GIVEN MATERIAL:
▽

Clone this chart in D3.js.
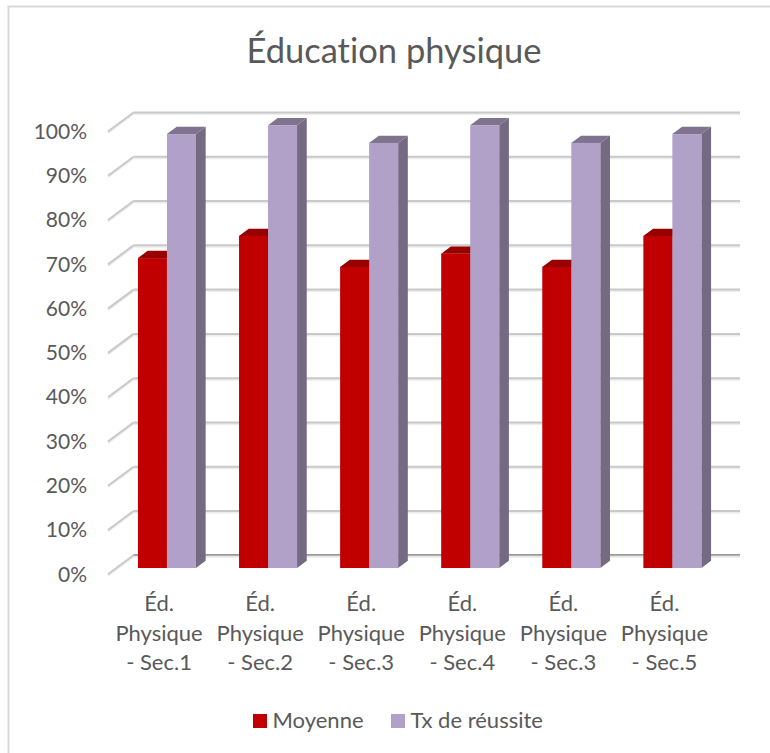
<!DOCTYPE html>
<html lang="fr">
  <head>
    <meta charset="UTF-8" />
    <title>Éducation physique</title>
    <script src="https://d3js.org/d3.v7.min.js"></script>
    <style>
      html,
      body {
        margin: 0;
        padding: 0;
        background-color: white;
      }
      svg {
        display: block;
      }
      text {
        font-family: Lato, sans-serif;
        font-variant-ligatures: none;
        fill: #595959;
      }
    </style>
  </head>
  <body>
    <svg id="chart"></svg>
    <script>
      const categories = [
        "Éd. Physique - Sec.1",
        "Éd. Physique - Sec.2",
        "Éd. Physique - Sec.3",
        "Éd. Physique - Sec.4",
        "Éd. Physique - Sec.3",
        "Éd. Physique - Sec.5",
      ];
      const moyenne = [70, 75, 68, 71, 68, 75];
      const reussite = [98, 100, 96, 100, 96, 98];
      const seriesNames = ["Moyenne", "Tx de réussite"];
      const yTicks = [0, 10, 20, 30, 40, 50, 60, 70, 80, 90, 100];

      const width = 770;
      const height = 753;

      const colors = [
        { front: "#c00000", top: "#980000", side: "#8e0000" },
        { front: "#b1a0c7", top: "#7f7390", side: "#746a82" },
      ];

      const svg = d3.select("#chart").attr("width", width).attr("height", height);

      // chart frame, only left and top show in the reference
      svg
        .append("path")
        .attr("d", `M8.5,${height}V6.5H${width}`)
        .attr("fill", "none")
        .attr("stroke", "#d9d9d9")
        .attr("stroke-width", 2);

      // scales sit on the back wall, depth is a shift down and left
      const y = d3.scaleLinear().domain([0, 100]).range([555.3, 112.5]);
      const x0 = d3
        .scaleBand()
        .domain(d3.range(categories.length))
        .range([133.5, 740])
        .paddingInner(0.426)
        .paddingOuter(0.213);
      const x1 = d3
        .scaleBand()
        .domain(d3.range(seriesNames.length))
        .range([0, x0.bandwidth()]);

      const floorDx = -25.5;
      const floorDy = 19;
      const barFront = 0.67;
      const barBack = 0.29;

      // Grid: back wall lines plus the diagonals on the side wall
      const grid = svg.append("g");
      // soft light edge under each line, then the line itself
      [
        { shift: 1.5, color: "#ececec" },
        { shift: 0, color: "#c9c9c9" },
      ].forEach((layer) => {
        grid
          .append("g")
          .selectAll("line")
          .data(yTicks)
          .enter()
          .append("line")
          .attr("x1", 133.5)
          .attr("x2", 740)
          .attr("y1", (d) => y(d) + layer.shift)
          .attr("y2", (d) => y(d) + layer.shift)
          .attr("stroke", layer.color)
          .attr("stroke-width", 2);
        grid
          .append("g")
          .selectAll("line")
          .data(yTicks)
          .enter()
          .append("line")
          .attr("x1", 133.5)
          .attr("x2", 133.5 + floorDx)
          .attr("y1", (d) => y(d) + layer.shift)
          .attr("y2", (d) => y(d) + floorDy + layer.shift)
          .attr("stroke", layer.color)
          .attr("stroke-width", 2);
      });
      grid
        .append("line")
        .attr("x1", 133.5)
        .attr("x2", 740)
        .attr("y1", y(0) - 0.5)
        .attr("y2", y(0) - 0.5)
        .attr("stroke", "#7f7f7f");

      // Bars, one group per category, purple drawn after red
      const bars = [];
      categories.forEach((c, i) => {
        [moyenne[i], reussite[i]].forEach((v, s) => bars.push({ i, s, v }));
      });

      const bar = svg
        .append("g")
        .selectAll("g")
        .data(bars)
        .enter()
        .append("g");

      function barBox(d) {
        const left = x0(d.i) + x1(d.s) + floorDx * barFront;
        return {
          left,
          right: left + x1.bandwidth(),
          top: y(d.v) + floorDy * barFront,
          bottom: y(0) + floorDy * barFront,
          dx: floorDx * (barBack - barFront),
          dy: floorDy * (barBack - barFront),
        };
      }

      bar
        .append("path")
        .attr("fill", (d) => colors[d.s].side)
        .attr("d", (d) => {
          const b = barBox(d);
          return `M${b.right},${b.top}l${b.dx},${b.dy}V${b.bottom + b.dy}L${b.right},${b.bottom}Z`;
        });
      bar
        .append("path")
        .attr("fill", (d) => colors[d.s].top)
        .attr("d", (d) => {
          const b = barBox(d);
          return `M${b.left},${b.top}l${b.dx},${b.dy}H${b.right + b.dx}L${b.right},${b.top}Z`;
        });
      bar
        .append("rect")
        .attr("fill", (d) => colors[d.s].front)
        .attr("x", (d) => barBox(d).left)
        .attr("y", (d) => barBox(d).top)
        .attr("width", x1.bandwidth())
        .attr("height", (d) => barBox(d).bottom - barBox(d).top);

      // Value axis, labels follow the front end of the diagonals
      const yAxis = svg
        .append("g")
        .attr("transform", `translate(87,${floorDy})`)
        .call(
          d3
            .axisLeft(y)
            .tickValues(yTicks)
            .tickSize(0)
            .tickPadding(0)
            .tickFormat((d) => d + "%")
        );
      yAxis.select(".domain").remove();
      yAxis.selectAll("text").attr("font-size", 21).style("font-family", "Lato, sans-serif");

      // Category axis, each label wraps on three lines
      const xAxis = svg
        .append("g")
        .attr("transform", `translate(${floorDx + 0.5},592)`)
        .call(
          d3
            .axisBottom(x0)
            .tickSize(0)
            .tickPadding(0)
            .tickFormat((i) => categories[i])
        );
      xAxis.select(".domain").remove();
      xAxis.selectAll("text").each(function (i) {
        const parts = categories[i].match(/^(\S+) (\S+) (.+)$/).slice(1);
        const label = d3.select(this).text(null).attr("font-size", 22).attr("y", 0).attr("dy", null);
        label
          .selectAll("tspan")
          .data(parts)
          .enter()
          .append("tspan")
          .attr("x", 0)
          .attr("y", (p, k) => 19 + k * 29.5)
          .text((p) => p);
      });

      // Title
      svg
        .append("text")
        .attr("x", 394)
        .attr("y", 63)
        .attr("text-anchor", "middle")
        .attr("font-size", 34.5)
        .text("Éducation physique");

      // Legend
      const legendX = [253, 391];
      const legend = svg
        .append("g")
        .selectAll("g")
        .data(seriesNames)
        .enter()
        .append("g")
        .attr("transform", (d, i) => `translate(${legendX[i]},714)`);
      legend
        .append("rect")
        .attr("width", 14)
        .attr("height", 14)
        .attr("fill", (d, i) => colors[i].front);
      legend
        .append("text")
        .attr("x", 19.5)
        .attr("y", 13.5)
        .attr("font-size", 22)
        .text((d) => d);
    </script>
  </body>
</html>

△

WHAT IS REQUIRED: Copy every line above word for word and exclude the pictures.

FINISHED ANSWER:
Clone this chart in D3.js.
<!DOCTYPE html>
<html lang="fr">
  <head>
    <meta charset="UTF-8" />
    <title>Éducation physique</title>
    <script src="https://d3js.org/d3.v7.min.js"></script>
    <style>
      html,
      body {
        margin: 0;
        padding: 0;
        background-color: white;
      }
      svg {
        display: block;
      }
      text {
        font-family: Lato, sans-serif;
        font-variant-ligatures: none;
        fill: #595959;
      }
    </style>
  </head>
  <body>
    <svg id="chart"></svg>
    <script>
      const categories = [
        "Éd. Physique - Sec.1",
        "Éd. Physique - Sec.2",
        "Éd. Physique - Sec.3",
        "Éd. Physique - Sec.4",
        "Éd. Physique - Sec.3",
        "Éd. Physique - Sec.5",
      ];
      const moyenne = [70, 75, 68, 71, 68, 75];
      const reussite = [98, 100, 96, 100, 96, 98];
      const seriesNames = ["Moyenne", "Tx de réussite"];
      const yTicks = [0, 10, 20, 30, 40, 50, 60, 70, 80, 90, 100];

      const width = 770;
      const height = 753;

      const colors = [
        { front: "#c00000", top: "#980000", side: "#8e0000" },
        { front: "#b1a0c7", top: "#7f7390", side: "#746a82" },
      ];

      const svg = d3.select("#chart").attr("width", width).attr("height", height);

      // chart frame, only left and top show in the reference
      svg
        .append("path")
        .attr("d", `M8.5,${height}V6.5H${width}`)
        .attr("fill", "none")
        .attr("stroke", "#d9d9d9")
        .attr("stroke-width", 2);

      // scales sit on the back wall, depth is a shift down and left
      const y = d3.scaleLinear().domain([0, 100]).range([555.3, 112.5]);
      const x0 = d3
        .scaleBand()
        .domain(d3.range(categories.length))
        .range([133.5, 740])
        .paddingInner(0.426)
        .paddingOuter(0.213);
      const x1 = d3
        .scaleBand()
        .domain(d3.range(seriesNames.length))
        .range([0, x0.bandwidth()]);

      const floorDx = -25.5;
      const floorDy = 19;
      const barFront = 0.67;
      const barBack = 0.29;

      // Grid: back wall lines plus the diagonals on the side wall
      const grid = svg.append("g");
      // soft light edge under each line, then the line itself
      [
        { shift: 1.5, color: "#ececec" },
        { shift: 0, color: "#c9c9c9" },
      ].forEach((layer) => {
        grid
          .append("g")
          .selectAll("line")
          .data(yTicks)
          .enter()
          .append("line")
          .attr("x1", 133.5)
          .attr("x2", 740)
          .attr("y1", (d) => y(d) + layer.shift)
          .attr("y2", (d) => y(d) + layer.shift)
          .attr("stroke", layer.color)
          .attr("stroke-width", 2);
        grid
          .append("g")
          .selectAll("line")
          .data(yTicks)
          .enter()
          .append("line")
          .attr("x1", 133.5)
          .attr("x2", 133.5 + floorDx)
          .attr("y1", (d) => y(d) + layer.shift)
          .attr("y2", (d) => y(d) + floorDy + layer.shift)
          .attr("stroke", layer.color)
          .attr("stroke-width", 2);
      });
      grid
        .append("line")
        .attr("x1", 133.5)
        .attr("x2", 740)
        .attr("y1", y(0) - 0.5)
        .attr("y2", y(0) - 0.5)
        .attr("stroke", "#7f7f7f");

      // Bars, one group per category, purple drawn after red
      const bars = [];
      categories.forEach((c, i) => {
        [moyenne[i], reussite[i]].forEach((v, s) => bars.push({ i, s, v }));
      });

      const bar = svg
        .append("g")
        .selectAll("g")
        .data(bars)
        .enter()
        .append("g");

      function barBox(d) {
        const left = x0(d.i) + x1(d.s) + floorDx * barFront;
        return {
          left,
          right: left + x1.bandwidth(),
          top: y(d.v) + floorDy * barFront,
          bottom: y(0) + floorDy * barFront,
          dx: floorDx * (barBack - barFront),
          dy: floorDy * (barBack - barFront),
        };
      }

      bar
        .append("path")
        .attr("fill", (d) => colors[d.s].side)
        .attr("d", (d) => {
          const b = barBox(d);
          return `M${b.right},${b.top}l${b.dx},${b.dy}V${b.bottom + b.dy}L${b.right},${b.bottom}Z`;
        });
      bar
        .append("path")
        .attr("fill", (d) => colors[d.s].top)
        .attr("d", (d) => {
          const b = barBox(d);
          return `M${b.left},${b.top}l${b.dx},${b.dy}H${b.right + b.dx}L${b.right},${b.top}Z`;
        });
      bar
        .append("rect")
        .attr("fill", (d) => colors[d.s].front)
        .attr("x", (d) => barBox(d).left)
        .attr("y", (d) => barBox(d).top)
        .attr("width", x1.bandwidth())
        .attr("height", (d) => barBox(d).bottom - barBox(d).top);

      // Value axis, labels follow the front end of the diagonals
      const yAxis = svg
        .append("g")
        .attr("transform", `translate(87,${floorDy})`)
        .call(
          d3
            .axisLeft(y)
            .tickValues(yTicks)
            .tickSize(0)
            .tickPadding(0)
            .tickFormat((d) => d + "%")
        );
      yAxis.select(".domain").remove();
      yAxis.selectAll("text").attr("font-size", 21).style("font-family", "Lato, sans-serif");

      // Category axis, each label wraps on three lines
      const xAxis = svg
        .append("g")
        .attr("transform", `translate(${floorDx + 0.5},592)`)
        .call(
          d3
            .axisBottom(x0)
            .tickSize(0)
            .tickPadding(0)
            .tickFormat((i) => categories[i])
        );
      xAxis.select(".domain").remove();
      xAxis.selectAll("text").each(function (i) {
        const parts = categories[i].match(/^(\S+) (\S+) (.+)$/).slice(1);
        const label = d3.select(this).text(null).attr("font-size", 22).attr("y", 0).attr("dy", null);
        label
          .selectAll("tspan")
          .data(parts)
          .enter()
          .append("tspan")
          .attr("x", 0)
          .attr("y", (p, k) => 19 + k * 29.5)
          .text((p) => p);
      });

      // Title
      svg
        .append("text")
        .attr("x", 394)
        .attr("y", 63)
        .attr("text-anchor", "middle")
        .attr("font-size", 34.5)
        .text("Éducation physique");

      // Legend
      const legendX = [253, 391];
      const legend = svg
        .append("g")
        .selectAll("g")
        .data(seriesNames)
        .enter()
        .append("g")
        .attr("transform", (d, i) => `translate(${legendX[i]},714)`);
      legend
        .append("rect")
        .attr("width", 14)
        .attr("height", 14)
        .attr("fill", (d, i) => colors[i].front);
      legend
        .append("text")
        .attr("x", 19.5)
        .attr("y", 13.5)
        .attr("font-size", 22)
        .text((d) => d);
    </script>
  </body>
</html>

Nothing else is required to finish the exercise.